Enfin, notre assemblée a maintenu la séparation entre le conseil et la vente de produits phytopharmaceutiques (article 15). Nous partageons la même ambition : l'émergence d'un conseil indépendant, séparé et stratégique, à un coût acceptable pour nos agriculteurs. Mais le risque d'une mesure trop rigide est de ne plus avoir de conseil du tout. Cela serait contre-productif pour notre agriculture.
C'est pourquoi nous proposons, là encore, un compromis qui permettrait, d'une part, de lister précisément tous les types de conseils existants aujourd'hui. D'autre part, nous proposons d'appliquer une stricte séparation des structures entre les activités de vente et les activités de conseil stratégique, sans préciser que ce conseil sera pluriannuel si cela n'est pas nécessaire et afin de mieux s'adapter à la diversité des filières.

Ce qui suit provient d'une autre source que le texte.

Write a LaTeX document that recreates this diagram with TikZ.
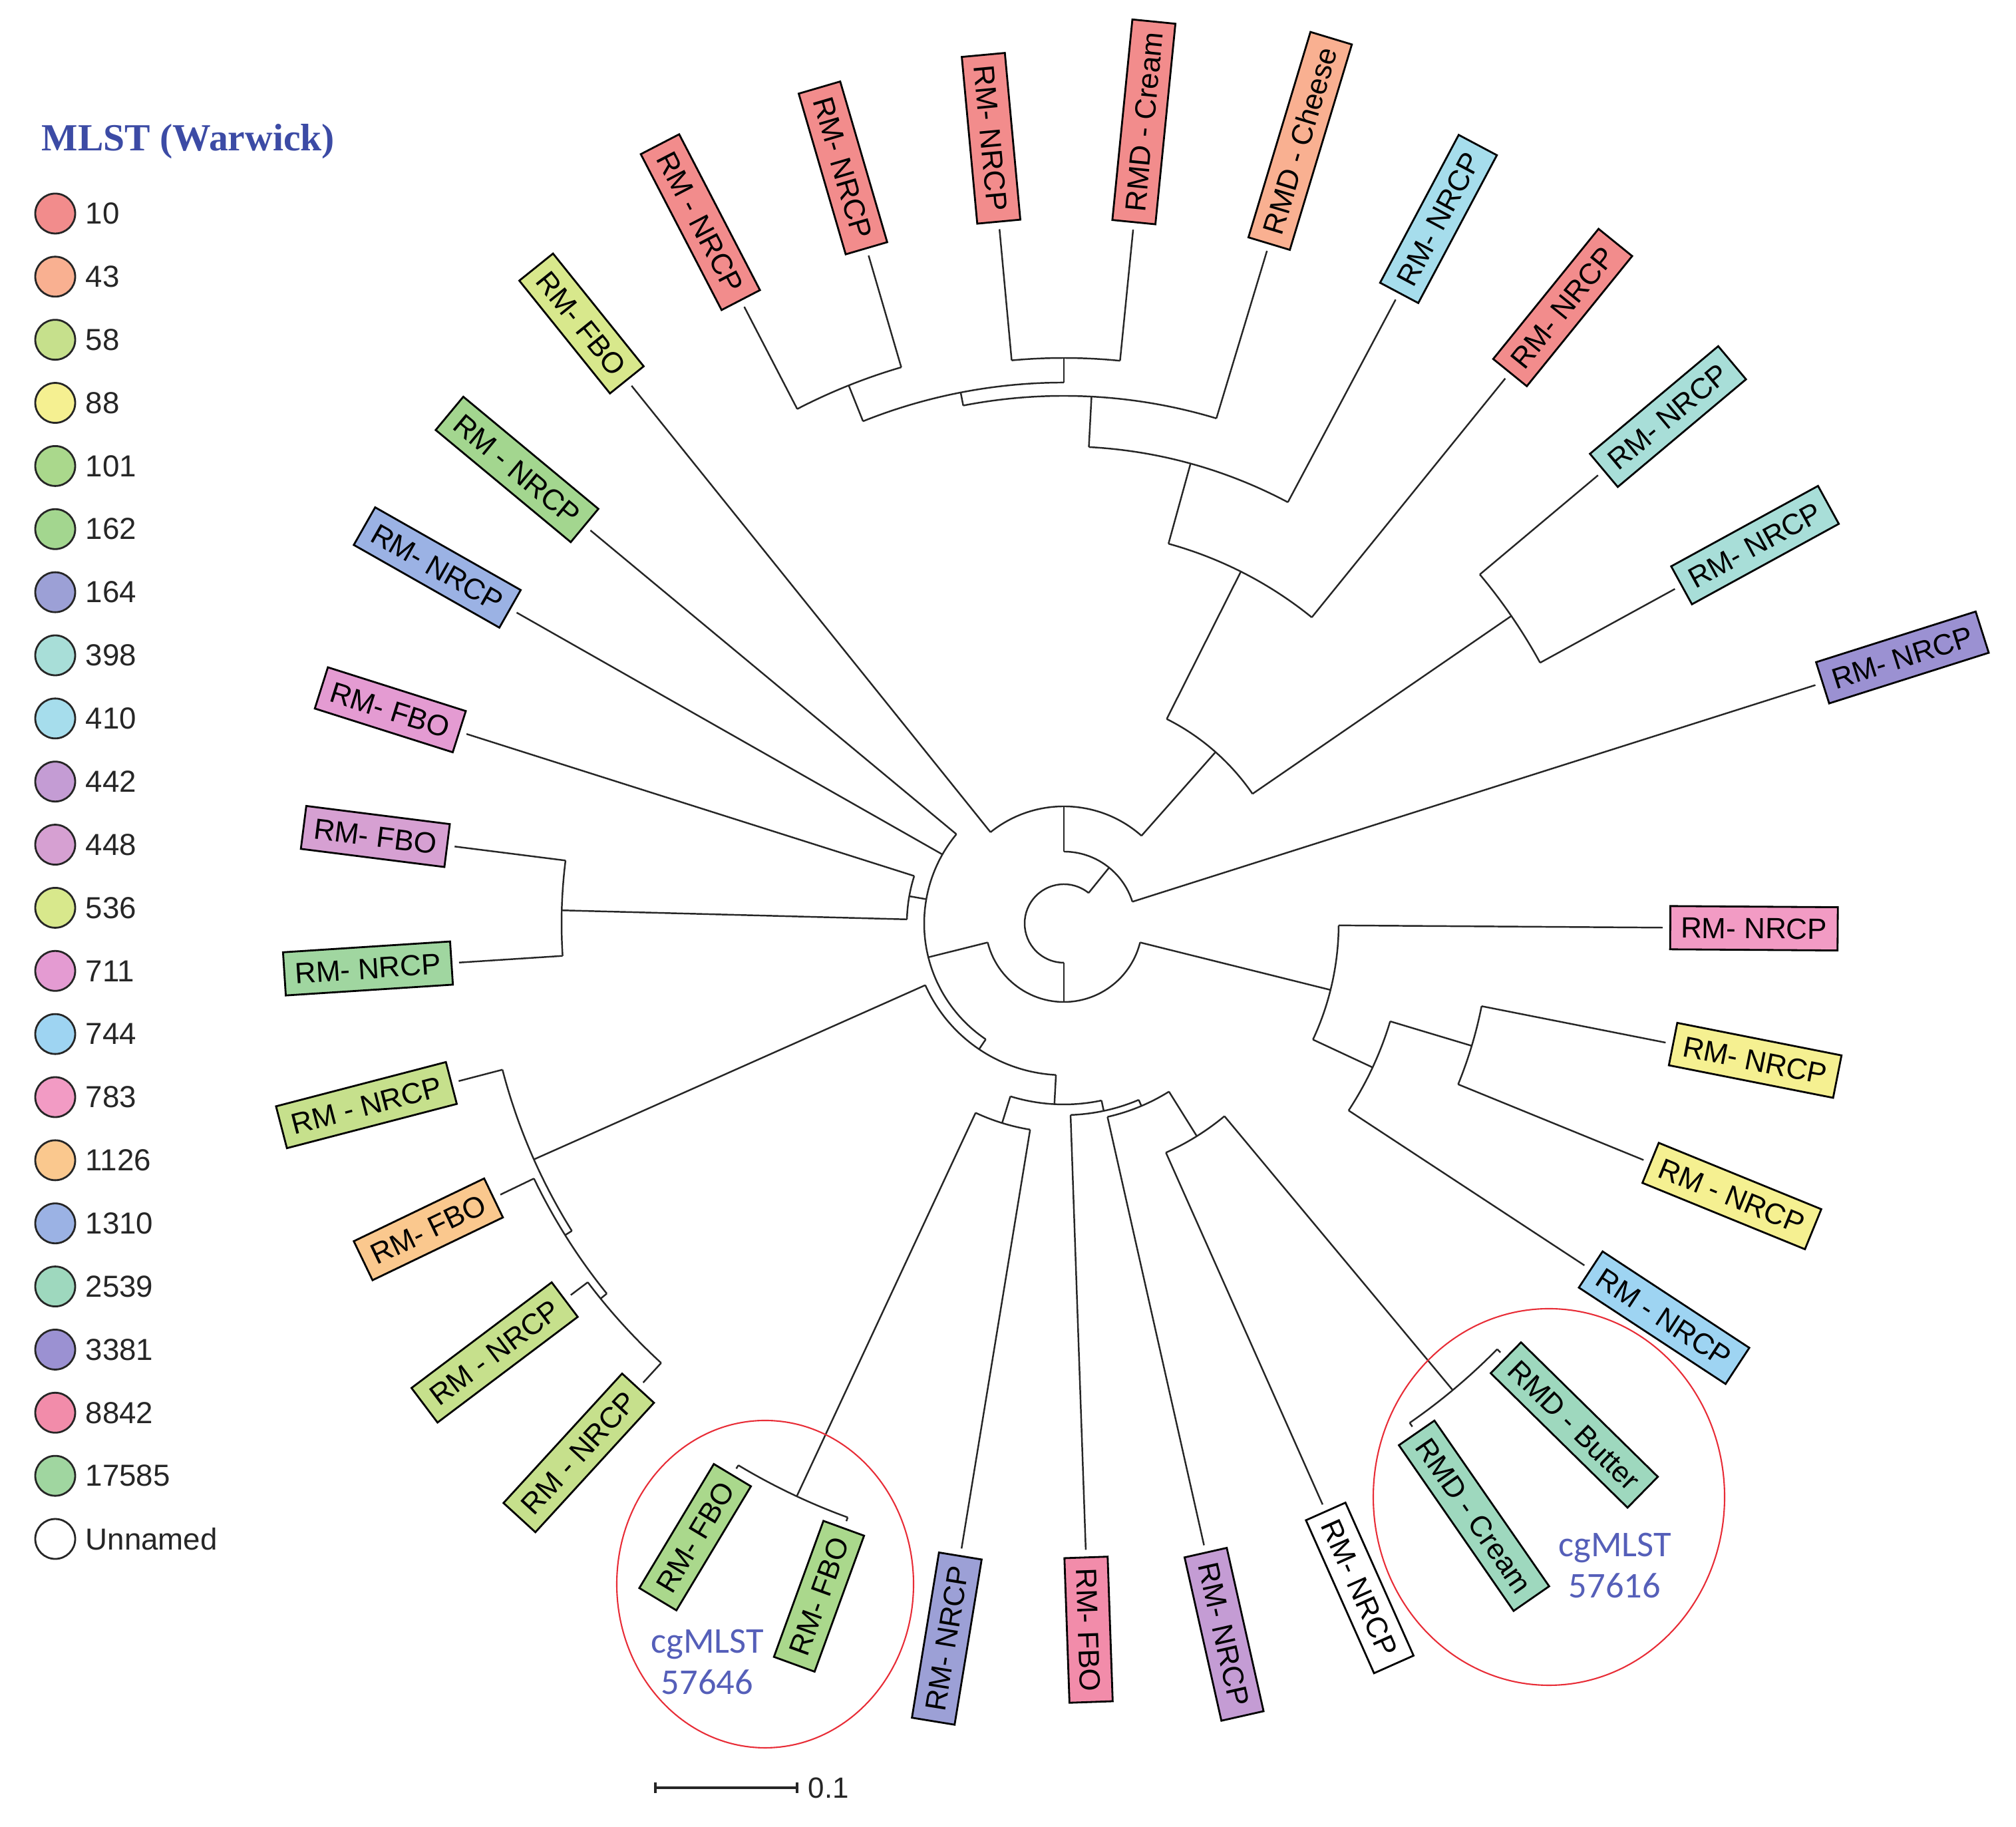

En conclusion, nous pourrions parvenir à un accord parce que nombre d'articles sont déjà conformes ou très près de l'être et parce que nous proposons à cette commission mixte paritaire d'adopter un certain nombre de rédactions de compromis. Il est essentiel de ne pas décevoir une profession qui s'est beaucoup investie sur ce texte au cours de longs mois. Je crois que nous ferions là oeuvre utile à la fois pour notre agriculture, car la loi trouverait à s'appliquer plus rapidement et de façon plus équilibrée, pour le Parlement lui-même, qui en sortirait grandi, ainsi que pour le Gouvernement, qui pourrait se prévaloir d'avoir réussi à rassembler sur son texte.